### Information shown

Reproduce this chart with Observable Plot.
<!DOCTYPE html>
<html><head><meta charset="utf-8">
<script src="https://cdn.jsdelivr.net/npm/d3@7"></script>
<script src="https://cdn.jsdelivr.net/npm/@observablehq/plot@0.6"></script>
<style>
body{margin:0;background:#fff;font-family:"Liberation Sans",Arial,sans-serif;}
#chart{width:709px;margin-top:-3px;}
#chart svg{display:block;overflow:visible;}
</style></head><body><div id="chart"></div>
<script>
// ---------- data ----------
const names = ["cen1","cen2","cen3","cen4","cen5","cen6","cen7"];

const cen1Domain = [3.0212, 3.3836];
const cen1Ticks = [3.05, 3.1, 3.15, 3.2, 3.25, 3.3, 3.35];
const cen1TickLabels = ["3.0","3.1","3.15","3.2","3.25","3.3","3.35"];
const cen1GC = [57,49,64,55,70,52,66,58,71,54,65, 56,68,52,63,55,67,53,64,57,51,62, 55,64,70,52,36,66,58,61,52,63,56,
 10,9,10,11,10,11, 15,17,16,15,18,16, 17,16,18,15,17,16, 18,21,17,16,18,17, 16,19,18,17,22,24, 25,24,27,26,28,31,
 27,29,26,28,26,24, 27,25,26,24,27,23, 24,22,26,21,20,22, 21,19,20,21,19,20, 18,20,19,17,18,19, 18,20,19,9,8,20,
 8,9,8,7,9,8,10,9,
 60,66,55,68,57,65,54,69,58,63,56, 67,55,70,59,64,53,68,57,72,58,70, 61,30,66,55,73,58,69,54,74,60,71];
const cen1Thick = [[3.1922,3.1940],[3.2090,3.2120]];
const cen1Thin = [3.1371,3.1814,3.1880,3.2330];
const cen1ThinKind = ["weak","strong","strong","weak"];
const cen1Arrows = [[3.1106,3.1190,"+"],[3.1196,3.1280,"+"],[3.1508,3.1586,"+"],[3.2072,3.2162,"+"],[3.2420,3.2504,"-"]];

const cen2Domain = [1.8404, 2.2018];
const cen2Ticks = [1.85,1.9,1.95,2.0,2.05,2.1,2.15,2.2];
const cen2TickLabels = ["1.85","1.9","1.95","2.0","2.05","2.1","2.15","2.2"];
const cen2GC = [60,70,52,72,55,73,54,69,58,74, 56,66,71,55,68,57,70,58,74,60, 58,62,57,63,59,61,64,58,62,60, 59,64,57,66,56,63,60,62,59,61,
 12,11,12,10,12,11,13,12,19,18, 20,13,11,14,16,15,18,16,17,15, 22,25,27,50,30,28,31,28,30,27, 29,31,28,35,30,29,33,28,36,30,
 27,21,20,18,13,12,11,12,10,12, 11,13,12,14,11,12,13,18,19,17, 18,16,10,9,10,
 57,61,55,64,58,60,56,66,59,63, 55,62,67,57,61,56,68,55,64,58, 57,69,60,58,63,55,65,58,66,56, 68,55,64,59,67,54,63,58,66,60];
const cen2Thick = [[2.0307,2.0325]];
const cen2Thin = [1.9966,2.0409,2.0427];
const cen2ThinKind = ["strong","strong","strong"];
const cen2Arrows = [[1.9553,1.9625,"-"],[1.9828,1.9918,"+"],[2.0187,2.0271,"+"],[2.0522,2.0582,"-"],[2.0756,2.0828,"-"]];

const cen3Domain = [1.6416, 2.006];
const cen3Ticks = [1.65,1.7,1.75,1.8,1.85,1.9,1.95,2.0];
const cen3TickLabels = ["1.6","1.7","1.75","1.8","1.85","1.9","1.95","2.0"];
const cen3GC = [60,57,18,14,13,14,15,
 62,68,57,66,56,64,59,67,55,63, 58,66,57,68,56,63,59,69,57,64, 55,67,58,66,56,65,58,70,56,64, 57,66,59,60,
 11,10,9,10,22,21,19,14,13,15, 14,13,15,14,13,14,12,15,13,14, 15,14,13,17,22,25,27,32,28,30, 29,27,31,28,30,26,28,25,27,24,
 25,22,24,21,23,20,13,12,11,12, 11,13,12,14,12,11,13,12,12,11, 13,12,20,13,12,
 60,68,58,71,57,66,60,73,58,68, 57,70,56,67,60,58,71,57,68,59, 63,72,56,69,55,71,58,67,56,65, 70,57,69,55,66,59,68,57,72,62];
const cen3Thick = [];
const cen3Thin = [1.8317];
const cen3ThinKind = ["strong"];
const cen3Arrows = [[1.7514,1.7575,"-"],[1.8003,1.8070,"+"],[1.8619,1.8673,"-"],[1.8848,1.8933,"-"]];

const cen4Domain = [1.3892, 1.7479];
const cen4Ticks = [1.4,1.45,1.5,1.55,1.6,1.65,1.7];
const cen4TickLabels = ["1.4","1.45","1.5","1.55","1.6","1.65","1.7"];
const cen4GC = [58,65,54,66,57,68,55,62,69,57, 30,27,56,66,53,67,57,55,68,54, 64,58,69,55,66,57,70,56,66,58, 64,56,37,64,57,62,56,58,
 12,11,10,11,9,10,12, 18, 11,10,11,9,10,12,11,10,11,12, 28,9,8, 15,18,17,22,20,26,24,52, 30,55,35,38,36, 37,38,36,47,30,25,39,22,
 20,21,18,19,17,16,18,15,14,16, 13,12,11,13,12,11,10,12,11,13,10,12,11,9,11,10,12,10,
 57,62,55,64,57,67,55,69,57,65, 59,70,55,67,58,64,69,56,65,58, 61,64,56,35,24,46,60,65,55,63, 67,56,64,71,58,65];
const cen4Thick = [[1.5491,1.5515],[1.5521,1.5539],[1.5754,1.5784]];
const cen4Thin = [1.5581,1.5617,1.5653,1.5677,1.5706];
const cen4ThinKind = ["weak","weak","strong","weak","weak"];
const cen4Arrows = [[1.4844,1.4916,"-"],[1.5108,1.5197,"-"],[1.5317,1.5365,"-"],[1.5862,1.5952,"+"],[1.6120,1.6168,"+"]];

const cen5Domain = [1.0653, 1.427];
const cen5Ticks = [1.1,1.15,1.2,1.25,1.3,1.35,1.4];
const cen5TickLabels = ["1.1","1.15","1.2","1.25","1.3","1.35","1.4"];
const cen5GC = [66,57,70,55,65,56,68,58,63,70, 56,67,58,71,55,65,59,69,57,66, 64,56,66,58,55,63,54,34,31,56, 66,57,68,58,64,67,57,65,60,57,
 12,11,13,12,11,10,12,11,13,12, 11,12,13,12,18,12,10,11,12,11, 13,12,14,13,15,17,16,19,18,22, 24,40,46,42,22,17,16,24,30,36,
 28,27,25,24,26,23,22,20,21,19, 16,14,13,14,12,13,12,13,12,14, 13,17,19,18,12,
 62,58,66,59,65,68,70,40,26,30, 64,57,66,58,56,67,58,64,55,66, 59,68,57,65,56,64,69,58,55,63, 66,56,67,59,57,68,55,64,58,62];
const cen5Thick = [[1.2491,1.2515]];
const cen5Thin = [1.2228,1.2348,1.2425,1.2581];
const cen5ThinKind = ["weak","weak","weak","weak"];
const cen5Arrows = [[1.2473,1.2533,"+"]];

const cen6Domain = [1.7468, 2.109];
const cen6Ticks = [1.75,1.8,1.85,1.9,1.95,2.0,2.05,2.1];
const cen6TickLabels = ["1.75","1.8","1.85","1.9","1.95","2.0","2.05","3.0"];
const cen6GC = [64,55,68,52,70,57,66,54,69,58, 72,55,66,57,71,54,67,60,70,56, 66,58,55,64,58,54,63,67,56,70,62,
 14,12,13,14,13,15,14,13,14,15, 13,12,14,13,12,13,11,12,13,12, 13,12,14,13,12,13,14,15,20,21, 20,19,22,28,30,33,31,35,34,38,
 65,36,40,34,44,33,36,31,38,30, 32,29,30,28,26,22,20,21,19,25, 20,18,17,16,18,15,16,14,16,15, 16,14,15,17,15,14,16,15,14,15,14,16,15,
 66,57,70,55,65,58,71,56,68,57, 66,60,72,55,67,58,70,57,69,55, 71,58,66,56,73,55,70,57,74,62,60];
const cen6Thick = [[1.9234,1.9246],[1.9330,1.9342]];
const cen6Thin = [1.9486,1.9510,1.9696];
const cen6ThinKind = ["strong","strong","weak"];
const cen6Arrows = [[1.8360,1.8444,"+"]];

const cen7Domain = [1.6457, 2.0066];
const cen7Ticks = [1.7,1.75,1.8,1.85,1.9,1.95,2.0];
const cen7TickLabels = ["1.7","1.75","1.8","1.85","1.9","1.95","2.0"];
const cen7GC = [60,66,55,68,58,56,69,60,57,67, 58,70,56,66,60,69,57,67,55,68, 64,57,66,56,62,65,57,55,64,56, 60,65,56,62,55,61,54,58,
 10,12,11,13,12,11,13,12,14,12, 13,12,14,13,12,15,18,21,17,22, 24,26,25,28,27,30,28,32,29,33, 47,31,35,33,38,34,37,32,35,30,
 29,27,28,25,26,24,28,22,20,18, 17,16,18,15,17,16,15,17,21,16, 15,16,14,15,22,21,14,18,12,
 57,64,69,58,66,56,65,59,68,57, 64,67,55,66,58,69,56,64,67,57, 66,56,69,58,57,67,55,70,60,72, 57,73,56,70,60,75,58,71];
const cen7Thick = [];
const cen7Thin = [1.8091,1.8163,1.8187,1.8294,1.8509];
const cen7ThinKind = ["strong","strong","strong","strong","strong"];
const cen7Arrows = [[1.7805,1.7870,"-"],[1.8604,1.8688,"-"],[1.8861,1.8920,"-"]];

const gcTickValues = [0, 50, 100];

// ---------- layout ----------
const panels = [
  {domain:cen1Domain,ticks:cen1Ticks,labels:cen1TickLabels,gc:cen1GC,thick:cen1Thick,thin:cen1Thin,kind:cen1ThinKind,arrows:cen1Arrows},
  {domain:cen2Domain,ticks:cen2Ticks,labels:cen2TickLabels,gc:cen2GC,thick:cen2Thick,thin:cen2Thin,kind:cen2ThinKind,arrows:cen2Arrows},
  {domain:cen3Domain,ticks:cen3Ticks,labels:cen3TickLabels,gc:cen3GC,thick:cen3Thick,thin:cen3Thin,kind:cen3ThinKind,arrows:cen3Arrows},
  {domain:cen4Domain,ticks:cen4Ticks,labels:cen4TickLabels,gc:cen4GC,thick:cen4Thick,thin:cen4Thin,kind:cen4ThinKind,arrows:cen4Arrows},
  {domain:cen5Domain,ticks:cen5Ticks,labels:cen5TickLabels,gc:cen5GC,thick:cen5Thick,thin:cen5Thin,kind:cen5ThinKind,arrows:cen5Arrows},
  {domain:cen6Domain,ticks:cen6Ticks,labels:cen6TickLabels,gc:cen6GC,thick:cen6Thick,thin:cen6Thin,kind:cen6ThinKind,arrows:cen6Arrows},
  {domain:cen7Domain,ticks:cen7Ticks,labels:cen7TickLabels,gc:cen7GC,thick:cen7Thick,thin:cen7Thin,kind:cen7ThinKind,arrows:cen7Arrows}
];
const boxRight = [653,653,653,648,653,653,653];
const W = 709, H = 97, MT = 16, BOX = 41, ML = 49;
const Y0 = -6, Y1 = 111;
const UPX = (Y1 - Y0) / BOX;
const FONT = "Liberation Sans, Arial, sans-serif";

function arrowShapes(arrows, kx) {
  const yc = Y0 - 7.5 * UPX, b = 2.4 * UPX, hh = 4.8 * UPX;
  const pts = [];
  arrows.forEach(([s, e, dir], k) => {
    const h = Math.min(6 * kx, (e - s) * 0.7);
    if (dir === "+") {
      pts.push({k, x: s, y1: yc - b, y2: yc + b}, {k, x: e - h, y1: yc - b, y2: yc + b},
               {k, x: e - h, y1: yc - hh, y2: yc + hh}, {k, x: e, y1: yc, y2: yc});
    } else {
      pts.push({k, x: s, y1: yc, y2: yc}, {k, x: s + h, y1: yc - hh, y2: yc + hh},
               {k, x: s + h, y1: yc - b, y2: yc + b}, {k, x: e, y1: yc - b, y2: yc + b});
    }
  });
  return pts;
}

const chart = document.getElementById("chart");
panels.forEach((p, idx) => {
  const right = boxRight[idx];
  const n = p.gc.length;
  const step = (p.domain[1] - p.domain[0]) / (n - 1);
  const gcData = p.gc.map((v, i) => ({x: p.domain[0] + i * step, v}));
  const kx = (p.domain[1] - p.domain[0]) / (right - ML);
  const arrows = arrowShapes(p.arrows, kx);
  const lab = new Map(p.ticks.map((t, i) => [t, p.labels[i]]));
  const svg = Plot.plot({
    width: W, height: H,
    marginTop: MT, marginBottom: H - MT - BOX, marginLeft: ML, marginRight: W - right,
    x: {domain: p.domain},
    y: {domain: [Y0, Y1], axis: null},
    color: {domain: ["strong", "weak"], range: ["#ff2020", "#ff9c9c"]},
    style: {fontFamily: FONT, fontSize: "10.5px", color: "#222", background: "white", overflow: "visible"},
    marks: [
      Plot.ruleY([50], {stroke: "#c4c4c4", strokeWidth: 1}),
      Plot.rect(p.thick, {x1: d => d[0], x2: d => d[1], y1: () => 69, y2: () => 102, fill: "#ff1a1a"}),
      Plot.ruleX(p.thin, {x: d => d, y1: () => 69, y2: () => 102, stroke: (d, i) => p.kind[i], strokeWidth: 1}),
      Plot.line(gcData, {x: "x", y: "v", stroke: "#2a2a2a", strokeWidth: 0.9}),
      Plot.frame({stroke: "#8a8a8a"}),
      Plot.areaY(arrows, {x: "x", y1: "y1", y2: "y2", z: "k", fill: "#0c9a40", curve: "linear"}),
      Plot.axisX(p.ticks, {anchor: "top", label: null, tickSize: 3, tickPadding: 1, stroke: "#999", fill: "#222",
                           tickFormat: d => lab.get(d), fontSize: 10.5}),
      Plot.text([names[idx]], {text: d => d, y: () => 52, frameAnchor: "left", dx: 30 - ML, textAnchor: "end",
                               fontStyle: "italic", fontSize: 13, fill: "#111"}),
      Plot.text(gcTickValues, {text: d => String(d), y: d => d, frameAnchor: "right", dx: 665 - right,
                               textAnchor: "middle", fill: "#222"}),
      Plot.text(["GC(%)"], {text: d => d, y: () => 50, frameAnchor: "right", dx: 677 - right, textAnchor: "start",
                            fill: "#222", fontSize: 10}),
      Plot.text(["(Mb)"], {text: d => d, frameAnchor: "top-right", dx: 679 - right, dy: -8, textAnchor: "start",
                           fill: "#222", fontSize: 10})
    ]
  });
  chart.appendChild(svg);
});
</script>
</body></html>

### Exercise objective
Only the count is wanted: report how many lines of the material above hold the word "chart".

### Response for this exercise
6